Architecting for Performance and Scalability

For lower volume environments it may be practical to run your email infrastructure on a single KumoMTA instance, especially in a virtualized environment where single-node fault tolerance is relatively high.

In high-volume environments the deployment architecture can have a significant impact on the performance and scalability of your KumoMTA installation.

The following areas should be considered when planning a high-volume KumoMTA installation:

CPU Architecture

KumoMTA is available for both Intel and ARM architectures. While the individual node performance on ARM will be lower than on Intel, horizontal scaling makes it possible to achieve a better price/performance ratio.

Horizontal Scaling

While KumoMTA can be deployed on very large servers with excellent results (in excess of 20 million messages per hour on a single node), vertical scaling is not as cost effective as horizontal scaling and can result in significant capacity loss in the event of a server failure. We recommend targeting a throughput of somewhere between 4-6 million messages per hour per node in your deployment.

Dynamic Cluster Sizing

In most sending environment there is a cyclical nature to sending volumes that can vary on the time of day, day of week, and even month of the year. In cyclical environment it can be very cost effective to scale the size of your cluster up and down based on these cycles, especially in public cloud environments.

KumoMTA does not automatically perform cluster scaling as our users deploy in a wide variety of ways, but we do provide tools to help users perform the scaling using their tool of choice. See the Scaling page in the Clustering chapter of the User Guide for more information.

Hardware Planning

When planning for hardware in a performance environment you should plan on testing multiple options where practical (such as in a public cloud environment). In our testing we have identified that a good starting point is servers with 16 cores and 32GB of RAM. Disk IOPS and throughput can be a bottleneck in some environments so it is important to calculate disk needs based on your average message size and desired throughput. Disk capacity is calculated based on average message size and expected queue depth.

The following chart shows internal KumoMTA testing and should provide a rough estimate of hardware deployments:

PerformanceTestData

For more information on hardware see this blog post.

Disk Performance

When planning storage, especially on physical hardware, it is important to consider the different I/O that runs in parallel on an active MTA. These I/O sets should ideally reside on separate disks:

1) Spool - KumoMTA will be continuously reading and writing from/to the spool disk. By default KumoMTA will place its spool under /var/spool/kumomta and this location should be mounted to a separate disk (or at least a separate partition).
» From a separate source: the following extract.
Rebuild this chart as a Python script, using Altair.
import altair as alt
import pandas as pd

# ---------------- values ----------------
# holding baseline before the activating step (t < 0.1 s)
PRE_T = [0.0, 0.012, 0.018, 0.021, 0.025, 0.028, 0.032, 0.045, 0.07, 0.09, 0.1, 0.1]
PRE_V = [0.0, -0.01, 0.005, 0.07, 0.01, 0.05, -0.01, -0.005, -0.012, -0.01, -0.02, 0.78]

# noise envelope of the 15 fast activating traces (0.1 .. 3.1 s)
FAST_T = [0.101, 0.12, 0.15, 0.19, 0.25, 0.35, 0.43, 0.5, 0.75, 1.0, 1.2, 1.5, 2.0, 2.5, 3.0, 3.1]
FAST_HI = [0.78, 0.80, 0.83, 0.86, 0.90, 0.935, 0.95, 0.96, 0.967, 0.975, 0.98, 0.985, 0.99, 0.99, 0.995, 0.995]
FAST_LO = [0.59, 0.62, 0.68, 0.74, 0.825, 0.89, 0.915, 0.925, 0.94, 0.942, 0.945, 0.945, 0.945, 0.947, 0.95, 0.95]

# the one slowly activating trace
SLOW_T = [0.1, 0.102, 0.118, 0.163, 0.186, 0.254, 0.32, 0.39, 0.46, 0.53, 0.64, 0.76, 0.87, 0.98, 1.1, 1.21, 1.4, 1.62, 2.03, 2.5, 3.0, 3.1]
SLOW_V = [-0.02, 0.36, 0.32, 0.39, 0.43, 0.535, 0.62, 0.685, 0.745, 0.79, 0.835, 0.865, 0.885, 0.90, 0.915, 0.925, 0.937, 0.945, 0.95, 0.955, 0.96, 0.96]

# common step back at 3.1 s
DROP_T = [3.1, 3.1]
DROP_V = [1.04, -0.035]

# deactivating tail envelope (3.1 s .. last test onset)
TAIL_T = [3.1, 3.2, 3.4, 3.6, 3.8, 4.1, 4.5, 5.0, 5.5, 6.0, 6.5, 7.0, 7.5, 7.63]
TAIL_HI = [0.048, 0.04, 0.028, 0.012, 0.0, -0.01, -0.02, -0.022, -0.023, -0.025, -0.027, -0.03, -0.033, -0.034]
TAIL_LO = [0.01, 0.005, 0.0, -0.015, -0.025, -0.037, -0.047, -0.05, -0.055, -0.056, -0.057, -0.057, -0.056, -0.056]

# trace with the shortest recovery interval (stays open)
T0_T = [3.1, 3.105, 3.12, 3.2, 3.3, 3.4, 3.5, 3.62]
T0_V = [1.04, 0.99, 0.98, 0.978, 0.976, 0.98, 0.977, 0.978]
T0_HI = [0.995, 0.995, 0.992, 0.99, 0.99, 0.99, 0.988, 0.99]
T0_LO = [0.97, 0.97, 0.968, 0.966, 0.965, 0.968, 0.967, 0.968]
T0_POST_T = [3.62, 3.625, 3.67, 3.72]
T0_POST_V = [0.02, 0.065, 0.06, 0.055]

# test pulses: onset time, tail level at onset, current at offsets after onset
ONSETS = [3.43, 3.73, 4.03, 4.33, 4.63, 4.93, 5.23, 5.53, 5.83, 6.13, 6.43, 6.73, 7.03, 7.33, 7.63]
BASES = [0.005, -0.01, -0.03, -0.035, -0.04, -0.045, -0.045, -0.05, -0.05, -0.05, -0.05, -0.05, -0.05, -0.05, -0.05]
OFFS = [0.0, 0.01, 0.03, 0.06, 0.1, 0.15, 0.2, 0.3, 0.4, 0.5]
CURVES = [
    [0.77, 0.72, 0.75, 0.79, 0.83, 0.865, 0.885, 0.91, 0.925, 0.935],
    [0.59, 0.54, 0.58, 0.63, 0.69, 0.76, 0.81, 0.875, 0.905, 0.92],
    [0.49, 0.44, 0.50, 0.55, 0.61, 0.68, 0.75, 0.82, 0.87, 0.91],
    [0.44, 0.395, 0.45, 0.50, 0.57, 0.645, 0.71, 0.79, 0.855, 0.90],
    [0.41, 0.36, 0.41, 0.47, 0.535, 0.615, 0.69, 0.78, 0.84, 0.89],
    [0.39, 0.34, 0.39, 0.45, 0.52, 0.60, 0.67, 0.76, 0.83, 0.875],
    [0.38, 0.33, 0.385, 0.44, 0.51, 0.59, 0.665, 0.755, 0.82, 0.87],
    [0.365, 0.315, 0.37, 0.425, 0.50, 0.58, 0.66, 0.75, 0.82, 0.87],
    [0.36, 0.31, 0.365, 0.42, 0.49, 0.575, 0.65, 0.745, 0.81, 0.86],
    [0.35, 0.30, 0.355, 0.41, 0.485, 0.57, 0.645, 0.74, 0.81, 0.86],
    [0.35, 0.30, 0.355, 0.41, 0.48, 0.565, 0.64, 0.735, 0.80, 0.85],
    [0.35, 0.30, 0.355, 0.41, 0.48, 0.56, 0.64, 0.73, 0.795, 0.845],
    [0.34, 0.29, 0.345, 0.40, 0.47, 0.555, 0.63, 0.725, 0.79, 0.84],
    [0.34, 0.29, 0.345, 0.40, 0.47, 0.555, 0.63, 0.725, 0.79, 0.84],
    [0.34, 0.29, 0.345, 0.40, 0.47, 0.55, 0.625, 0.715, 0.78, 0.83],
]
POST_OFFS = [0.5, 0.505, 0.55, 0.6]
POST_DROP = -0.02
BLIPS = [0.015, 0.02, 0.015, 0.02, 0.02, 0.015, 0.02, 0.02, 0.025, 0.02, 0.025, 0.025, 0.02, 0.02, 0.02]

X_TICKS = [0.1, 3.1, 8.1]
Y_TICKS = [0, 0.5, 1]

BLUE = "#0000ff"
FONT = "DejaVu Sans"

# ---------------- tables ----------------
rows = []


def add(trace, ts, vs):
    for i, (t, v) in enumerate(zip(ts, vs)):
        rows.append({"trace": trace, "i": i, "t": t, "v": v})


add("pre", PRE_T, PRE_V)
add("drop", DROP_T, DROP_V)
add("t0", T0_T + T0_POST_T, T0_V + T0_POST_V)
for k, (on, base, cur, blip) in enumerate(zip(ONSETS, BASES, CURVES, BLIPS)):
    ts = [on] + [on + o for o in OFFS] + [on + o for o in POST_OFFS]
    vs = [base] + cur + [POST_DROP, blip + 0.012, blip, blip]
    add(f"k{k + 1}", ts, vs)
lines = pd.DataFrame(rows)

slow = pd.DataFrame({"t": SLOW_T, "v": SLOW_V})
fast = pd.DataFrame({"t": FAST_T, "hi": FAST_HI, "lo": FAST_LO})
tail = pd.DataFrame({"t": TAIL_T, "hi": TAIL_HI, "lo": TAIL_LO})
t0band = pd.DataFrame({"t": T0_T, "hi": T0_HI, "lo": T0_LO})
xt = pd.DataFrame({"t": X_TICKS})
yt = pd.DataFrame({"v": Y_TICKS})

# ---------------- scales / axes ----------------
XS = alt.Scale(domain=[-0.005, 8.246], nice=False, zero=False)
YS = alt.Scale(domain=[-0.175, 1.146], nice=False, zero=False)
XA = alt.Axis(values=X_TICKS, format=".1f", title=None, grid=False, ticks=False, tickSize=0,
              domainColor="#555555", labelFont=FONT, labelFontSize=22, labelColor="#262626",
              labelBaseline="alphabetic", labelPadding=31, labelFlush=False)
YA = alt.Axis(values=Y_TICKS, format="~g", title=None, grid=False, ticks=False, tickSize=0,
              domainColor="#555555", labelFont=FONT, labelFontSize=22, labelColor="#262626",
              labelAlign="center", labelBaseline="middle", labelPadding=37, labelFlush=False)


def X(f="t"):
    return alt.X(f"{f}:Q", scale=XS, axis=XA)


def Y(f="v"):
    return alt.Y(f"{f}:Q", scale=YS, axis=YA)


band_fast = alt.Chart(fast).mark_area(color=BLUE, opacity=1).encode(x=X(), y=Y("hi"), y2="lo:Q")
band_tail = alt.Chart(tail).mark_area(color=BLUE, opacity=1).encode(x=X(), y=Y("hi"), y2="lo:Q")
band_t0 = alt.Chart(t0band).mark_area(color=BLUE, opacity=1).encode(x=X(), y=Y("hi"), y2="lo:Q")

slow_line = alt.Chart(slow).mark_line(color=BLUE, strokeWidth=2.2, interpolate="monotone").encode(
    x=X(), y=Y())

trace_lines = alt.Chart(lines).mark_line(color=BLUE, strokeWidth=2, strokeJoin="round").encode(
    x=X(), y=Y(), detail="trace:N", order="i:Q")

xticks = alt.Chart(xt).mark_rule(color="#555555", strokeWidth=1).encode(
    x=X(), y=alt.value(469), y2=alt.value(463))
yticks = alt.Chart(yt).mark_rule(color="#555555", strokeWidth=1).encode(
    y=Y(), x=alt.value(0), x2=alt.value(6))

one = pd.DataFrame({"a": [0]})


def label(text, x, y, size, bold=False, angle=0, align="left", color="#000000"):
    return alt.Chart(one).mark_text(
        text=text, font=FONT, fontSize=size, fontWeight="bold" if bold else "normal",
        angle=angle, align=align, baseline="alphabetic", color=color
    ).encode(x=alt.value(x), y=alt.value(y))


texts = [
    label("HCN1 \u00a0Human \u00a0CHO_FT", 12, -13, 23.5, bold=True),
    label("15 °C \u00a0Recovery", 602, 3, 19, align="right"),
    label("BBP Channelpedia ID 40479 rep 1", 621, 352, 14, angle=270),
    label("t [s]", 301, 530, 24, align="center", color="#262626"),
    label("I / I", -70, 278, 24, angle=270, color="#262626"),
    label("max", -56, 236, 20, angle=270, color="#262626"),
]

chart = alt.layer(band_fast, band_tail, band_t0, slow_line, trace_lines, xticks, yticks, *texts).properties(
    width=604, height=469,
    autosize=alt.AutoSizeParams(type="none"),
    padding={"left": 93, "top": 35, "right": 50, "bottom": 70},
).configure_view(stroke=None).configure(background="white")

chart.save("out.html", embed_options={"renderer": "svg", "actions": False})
2) Logs - KumoMTA will continuously write logs, and it should be noted that there is no log purging provided by KumoMTA. By default logs will be written under /var/log/kumomta which should be mounted on a separate disk (or a least a separate partition). To prevent running out of disk space you will need to implement log rotation and deletion based on your needs for data retention.

3) Other IO - While KumoMTA will perform the majority of its I/O on the spool and log directories, a separate root partition is recommended to help isolate the general I/O from the spool and log I/O.

Network Performance

An MTA cannot relay messages faster than it can move data across the network, and in extremely high-volume environments this can introduce significant network bandwidth needs.

Modern 10Gbps networking is recommended, and WAN throughput needs should be calculated based on average message size times desired messages per hour (with generous headroom).

Keep in mind that every message you relay consumes bandwidth twice on a given MTA: once as the message arrives and once as it is relayed out, so when considering bandwidth at the server NIC you should look at double the desired maximum message rate. In some cases it can be beneficial to separate out internal and external traffic to separate NICs where one interface is used for incoming LAN traffic from message generators and another interface is used for outbound relay to the WAN.

Separation of Machine Roles

When planning a high-performance architecture for KumoMTA one key principle is to ensure that KumoMTA nodes are only responsible for running KumoMTA. This means that all other daemons and executables should be hosted on separate systems.

Some of the components that should be offloaded to their own servers include:

The TSA Daemon - While it is acceptable to operate the TSA daemon on the same node as KumoMTA in a single-node environment, separating out the TSA daemon to its own node(s) is preferred for larger deployments.
Redis - Redis is used in multi-node environments for common throttles and counters and should not run on the same hardware as individual nodes.
Injectors - A common architecture in many sending environments is to run message generators on the MTA nodes. This approach can lead to resource contention between the generators and the KumoMTA daemon and should be avoided.
Log Processors - Another common architecture choice is to run log processors locally on the MTA nodes, with the processor reading the logs and pushing the data to a destination of choice. We recommend configuring KumoMTA either with log hooks to deliver data via HTTP/AMQP/Kafka, or to operate the minimum tooling necessary to move log files to a separate system for processing. Note that any log processing done locally will potentially lead to resource contention and can take disk IOPS away from the KumoMTA daemon.
DNS - While we do recommend running a local caching Bind 9 service to ensure DNS performance, you do not need to run it on your MTA hardware. KumoMTA has its own resolver and caching in-process, DNS should be on its own server local to the KumoMTA nodes.